▸ The task
Among the entries below, find the line with "What React, TypeScript", then quote it and each following line up to and including the line with "Chart.register(...registerables);", and nothing else.

▸ Data provided
-------
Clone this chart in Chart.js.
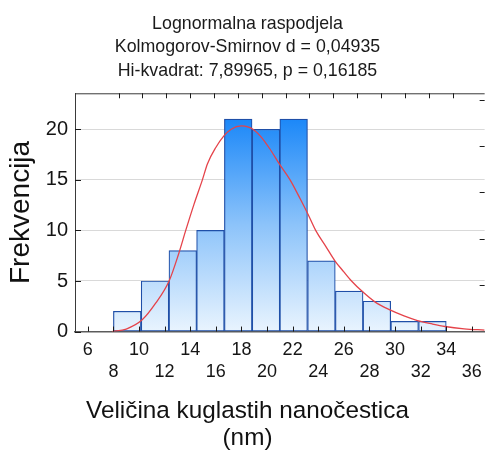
-------
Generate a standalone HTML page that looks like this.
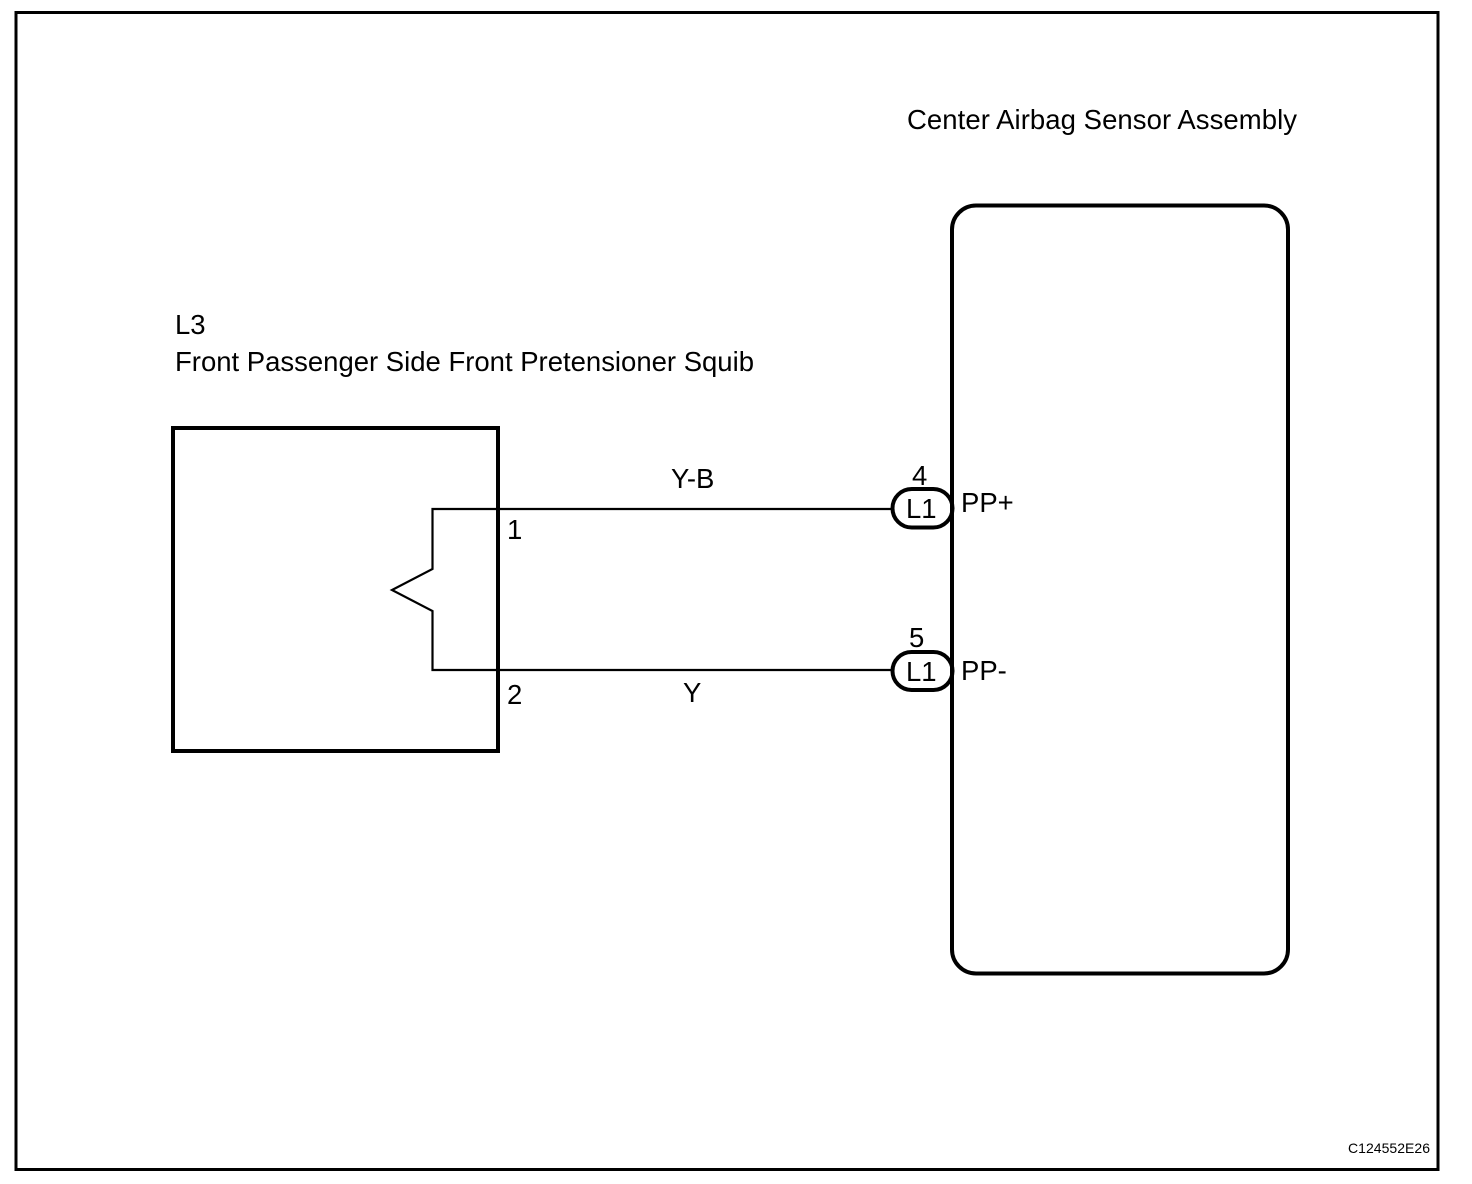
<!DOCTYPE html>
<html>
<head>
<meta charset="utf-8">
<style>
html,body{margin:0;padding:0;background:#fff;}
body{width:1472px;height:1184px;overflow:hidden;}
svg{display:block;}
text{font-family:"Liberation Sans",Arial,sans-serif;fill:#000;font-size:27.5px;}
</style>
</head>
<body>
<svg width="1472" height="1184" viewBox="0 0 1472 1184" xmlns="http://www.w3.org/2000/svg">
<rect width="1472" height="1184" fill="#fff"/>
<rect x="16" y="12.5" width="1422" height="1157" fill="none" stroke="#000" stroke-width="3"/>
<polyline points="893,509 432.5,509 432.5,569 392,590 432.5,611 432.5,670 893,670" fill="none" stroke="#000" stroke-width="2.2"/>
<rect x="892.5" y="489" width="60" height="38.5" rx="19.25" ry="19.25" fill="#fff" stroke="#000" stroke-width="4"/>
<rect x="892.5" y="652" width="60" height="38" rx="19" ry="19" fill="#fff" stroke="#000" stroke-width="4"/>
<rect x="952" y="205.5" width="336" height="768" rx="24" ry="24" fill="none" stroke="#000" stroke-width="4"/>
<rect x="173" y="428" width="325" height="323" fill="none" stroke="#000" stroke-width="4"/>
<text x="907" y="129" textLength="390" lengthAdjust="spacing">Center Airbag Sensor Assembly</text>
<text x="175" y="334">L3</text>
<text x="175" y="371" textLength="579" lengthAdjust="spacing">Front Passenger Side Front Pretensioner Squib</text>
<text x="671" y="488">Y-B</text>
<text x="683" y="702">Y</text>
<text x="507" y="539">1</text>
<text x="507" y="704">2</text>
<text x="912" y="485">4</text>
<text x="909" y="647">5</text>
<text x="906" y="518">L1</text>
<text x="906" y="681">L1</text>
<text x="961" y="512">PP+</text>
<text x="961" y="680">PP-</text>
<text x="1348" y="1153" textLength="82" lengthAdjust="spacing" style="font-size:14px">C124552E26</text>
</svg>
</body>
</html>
-------
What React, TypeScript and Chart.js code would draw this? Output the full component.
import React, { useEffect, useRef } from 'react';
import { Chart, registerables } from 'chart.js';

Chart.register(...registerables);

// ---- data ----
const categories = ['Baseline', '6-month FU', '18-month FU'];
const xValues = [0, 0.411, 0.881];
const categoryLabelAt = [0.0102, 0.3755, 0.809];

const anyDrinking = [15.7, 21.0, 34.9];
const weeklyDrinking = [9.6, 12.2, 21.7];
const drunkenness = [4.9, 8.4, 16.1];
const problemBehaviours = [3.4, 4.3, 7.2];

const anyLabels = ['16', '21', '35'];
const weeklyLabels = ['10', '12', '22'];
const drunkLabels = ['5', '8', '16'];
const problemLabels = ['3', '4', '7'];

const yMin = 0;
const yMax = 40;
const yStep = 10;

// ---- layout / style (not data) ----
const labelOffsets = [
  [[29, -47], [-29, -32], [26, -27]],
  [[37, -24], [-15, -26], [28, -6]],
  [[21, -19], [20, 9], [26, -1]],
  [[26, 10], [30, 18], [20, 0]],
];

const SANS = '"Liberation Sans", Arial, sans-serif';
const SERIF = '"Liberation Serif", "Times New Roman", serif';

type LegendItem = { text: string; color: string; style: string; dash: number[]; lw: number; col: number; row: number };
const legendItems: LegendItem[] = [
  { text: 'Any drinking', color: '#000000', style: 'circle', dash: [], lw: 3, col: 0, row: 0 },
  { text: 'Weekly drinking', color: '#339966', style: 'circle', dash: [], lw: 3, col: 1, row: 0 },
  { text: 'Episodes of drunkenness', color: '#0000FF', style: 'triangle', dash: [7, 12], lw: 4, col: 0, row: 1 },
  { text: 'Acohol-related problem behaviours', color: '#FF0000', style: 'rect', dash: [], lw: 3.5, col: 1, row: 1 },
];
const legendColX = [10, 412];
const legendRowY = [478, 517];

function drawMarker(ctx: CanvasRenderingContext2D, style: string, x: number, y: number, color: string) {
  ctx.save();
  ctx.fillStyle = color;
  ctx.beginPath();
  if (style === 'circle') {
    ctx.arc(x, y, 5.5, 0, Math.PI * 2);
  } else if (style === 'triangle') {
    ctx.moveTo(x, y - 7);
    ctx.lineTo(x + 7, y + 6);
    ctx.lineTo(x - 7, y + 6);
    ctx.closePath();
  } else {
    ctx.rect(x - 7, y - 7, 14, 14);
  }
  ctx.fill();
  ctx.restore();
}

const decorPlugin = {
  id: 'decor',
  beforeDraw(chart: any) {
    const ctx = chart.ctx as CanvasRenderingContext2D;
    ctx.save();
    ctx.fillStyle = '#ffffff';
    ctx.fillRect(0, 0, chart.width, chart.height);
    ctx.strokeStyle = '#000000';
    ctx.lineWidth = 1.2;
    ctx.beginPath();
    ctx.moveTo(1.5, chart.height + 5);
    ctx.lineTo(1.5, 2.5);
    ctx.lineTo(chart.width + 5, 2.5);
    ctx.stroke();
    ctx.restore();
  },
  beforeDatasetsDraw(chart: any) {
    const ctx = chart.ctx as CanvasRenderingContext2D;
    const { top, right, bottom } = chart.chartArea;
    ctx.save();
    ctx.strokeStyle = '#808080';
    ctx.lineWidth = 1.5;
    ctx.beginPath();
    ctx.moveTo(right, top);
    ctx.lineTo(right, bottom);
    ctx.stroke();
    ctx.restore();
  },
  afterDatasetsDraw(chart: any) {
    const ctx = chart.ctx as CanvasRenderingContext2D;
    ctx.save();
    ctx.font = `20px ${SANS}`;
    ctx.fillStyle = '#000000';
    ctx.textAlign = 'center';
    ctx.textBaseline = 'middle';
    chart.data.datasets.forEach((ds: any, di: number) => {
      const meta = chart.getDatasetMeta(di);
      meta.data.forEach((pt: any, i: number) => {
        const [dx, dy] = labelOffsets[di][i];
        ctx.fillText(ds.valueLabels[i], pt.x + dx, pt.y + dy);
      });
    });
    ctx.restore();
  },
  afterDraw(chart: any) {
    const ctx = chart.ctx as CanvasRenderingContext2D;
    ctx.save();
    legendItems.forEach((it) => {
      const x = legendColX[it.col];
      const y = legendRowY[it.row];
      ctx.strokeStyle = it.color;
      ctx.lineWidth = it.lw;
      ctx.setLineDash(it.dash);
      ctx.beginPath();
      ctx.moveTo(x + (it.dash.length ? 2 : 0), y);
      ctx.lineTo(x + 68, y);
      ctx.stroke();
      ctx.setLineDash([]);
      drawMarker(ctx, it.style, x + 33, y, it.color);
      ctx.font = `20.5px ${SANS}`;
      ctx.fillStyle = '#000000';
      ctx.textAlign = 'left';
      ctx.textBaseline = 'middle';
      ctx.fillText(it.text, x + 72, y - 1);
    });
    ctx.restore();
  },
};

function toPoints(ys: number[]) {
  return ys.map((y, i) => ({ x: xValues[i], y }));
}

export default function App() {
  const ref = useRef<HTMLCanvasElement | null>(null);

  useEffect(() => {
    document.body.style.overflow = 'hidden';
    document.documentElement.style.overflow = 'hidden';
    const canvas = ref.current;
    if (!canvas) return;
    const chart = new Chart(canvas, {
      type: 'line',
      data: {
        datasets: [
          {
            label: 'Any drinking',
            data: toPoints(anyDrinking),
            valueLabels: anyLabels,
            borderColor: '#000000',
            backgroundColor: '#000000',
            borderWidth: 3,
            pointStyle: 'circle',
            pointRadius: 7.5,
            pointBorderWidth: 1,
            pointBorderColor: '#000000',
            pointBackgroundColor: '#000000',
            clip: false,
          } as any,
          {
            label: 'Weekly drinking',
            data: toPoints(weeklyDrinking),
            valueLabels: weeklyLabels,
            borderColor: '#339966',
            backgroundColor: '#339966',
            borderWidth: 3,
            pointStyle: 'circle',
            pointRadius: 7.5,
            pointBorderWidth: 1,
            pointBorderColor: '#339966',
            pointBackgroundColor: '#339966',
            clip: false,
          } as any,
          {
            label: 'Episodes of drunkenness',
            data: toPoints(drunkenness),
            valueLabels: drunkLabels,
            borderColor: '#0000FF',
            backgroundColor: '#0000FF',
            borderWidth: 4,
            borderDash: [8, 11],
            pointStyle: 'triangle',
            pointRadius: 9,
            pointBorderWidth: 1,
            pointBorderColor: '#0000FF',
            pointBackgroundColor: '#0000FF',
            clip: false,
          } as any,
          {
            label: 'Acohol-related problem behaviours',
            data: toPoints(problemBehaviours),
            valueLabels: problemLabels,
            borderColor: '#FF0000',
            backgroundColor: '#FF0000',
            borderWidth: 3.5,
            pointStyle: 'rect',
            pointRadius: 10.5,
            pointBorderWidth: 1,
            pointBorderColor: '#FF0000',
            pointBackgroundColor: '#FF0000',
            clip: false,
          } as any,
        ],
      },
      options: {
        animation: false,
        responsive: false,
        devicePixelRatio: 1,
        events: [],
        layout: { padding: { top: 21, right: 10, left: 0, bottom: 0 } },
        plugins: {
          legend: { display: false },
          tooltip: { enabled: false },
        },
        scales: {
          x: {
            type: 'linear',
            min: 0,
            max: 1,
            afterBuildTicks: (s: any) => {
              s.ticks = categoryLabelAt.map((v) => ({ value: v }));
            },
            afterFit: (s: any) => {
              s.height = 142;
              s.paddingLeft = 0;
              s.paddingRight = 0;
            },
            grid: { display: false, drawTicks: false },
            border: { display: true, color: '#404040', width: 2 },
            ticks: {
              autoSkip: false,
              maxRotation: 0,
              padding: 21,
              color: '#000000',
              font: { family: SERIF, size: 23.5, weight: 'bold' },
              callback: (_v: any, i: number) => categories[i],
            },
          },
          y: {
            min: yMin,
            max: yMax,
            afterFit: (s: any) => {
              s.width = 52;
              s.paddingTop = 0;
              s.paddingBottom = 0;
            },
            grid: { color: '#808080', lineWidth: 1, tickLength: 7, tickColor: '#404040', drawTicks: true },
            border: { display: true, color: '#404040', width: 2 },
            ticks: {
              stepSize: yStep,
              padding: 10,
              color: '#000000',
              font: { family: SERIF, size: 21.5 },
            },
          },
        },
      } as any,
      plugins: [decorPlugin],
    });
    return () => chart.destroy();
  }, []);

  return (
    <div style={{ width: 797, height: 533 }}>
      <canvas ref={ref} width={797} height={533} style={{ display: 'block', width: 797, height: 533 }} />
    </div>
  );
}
-------
▸ Result
What React, TypeScript and Chart.js code would draw this? Output the full component.
import React, { useEffect, useRef } from 'react';
import { Chart, registerables } from 'chart.js';

Chart.register(...registerables);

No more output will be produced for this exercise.